Thursday, October 25, 2007

Dumber than dirt
This columnist is a bit like Camille Paglia, a liberal on the wrong side of some issues but intelligent and not without common sense

Mr Morford recognises the limitations of ‘O tempora!’ perennial generation-gap commentary. (‘Damn kids!’)
He cites studies, reports, hard data, from the appalling effects of television on child brain development (i.e.; any TV exposure before 6 years old and your kid's basic cognitive wiring and spatial perceptions are pretty much scrambled for life), to the fact that, because of all the insidious mandatory testing teachers are now forced to incorporate into the curriculum, of the 182 school days in a year, there are 110 when such testing is going on somewhere at Oakland High. As one of his colleagues put it, "It's like weighing a calf twice a day, but never feeding it."
It seems that neurodiverse kids (especially those who grew up before those conditions were understood) who are corrupted by TV are doubly screwed.
It gets worse. My friend cites the fact that, of the 6,000 high school students he estimates he's taught over the span of his career, only a small fraction now make it to his grade with a functioning understanding of written English. They do not know how to form a sentence. They cannot write an intelligible paragraph.

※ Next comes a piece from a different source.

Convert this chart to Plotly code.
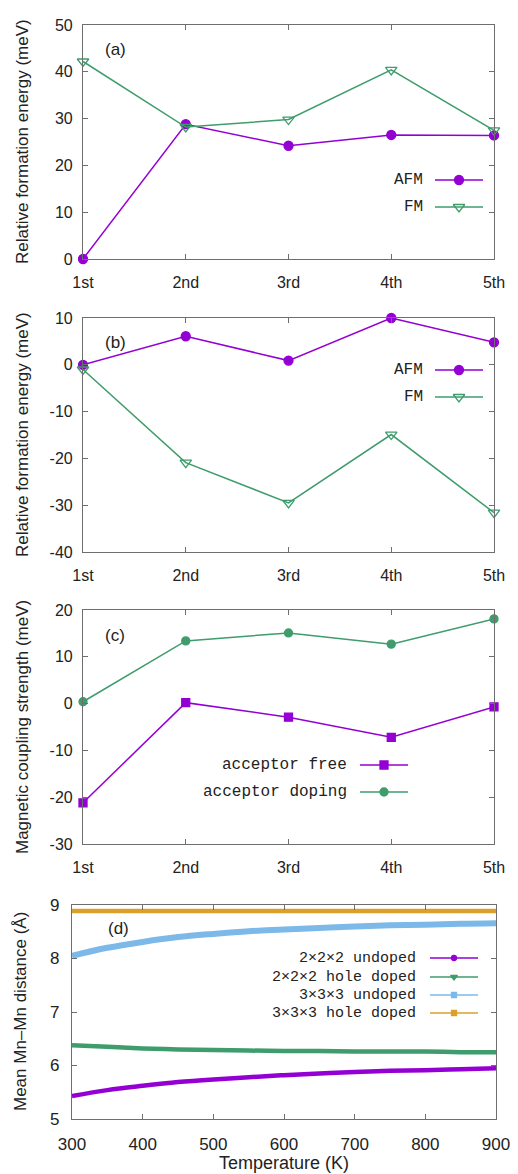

Twelve years in the newspaper business have shown this to me. In a way it’s a gold mine as it gives me lots to do! (Rewriting stuff, a creative outlet for me and a reason I like my work.) But at the same time I share this teacher’s frustration and wonderment at the stupidity of the situation. I’ve worked with real news people out of central casting; the woman who gave me my break in the business was a national reporter in the ’60s on a first-name basis with the Mercury astronauts. One paper I’ve worked for was run on the cheap; I’ve compared it to reality TV (game shows made with and for little, the lasting result of a threatened screenwriters’ strike) opposed to an ’80s miniseries (which required historical research, writing, costumes, sets and real actors). An uncouth girl in her 20s right out of school (a parochial type who acted like she was still in high school — unprofessional in a cliquey way), a competent computer paginator who had no training or experience in journalism and indeed could not write a sentence, became the managing editor by default for years.